Mais 2023 a été un bon cru pour le climat avec le recul le plus important depuis la réunification. Certes la crise de l’industrie allemande qui dégage 20% du gaz à effet de serre explique pour partie ce recul. Mais pas seulement. Les mesures prises par le gouvernement ont débouché sur un développement important du renouvelable qui assure désormais plus de la moitié de la production d’électricité. L’utilisation du charbon a sensiblement baissé.
La réduction des émissions des deux tiers d’ici 2030 est désormais réaliste.
Le quotidien “Süddeutsche Zeitung” a ainsi titré un article sur le nouveau maillot de l’équipe nationale de football qui a fait coulé beaucoup d’encre. Les commentaires sur les réseaux sociaux ont été nombreux. Pour d’aucuns, cette couleur est incompatible avec un sport de mâles qui se respectent.

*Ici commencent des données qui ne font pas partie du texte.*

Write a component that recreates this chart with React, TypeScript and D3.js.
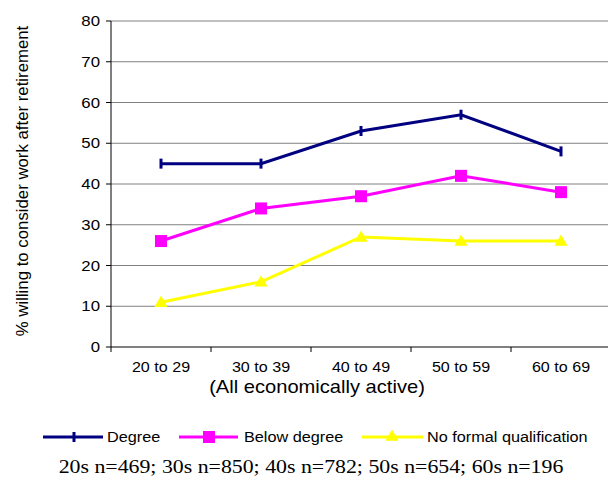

L’éditorialiste haut en couleur de “Bild Zeitung” Franz Josef Wagner a fait dans l’homophobie de grand papa en écrivant : “J’ai mes doutes sur une équipe en rose. Quand on porte cette couleur, on caresse tendrement son adversaire au lieu de lui balancer des coups de pied. Je n’aime pas les Kens, les poupées Barbie masculines. Je veux des mecs. Je veux voir Beckenbauer en maillot noir et blanc. Il n’aurait jamais porté du rose”.
Parce que la fédération de football allemande avait prévu de telles réactions négatives, un spot a été tourné à l’avance avec des joueurs qui contredisent ces voix critiques. On entend dans cette video une joueuse de l’équipe nationale féminine répondre à la question : “Est-ce que c’est un maillot pour les femmes ?” par “Je ne sais pas. Pour moi, ça ne ressemble pas à un modèle avec huit victoires”. L’équipe nationale allemande a remporté huit fois l’Euro contre trois pour les hommes.